The managing director of a British energy company, believing that his boss was on the phone, wired more than $240,000 to an account in Hungary this March, French insurance company Euler Hermes told the outlet.
The insurer declined to name the company.
The managing director told the Post in an email that the request was “rather strange,” but the voice was lifelike to the point that he felt he had no choice but to fulfill the request.
Voice synthesis software is an increasing threat to anything that relies on traditional communication, from business deals to discussions between lawmakers.
Together with videos created by artificial intelligence, the potential of “deepfakes" to erode trust in public institutions has triggered alarms for many.

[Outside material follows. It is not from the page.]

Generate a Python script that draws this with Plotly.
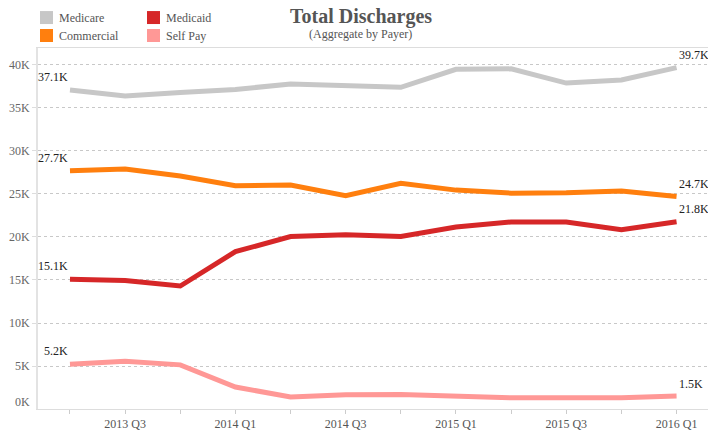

They can also be used for crime, like in this case.
“Criminals are going to use whatever tools enable them to achieve their objectives cheapest,” Andrew Grotto, a fellow at Stanford University’s Cyber Policy Center and a former senior director for cybersecurity policy at the White House during the Obama and Trump administrations, told the Post. “This is a technology that would have sounded exotic in the extreme 10 years ago, now being well within the range of any lay criminal who's got creativity to spare."
Developers are working to build systems that can detect fake audio and video, but the technology is evolving rapidly.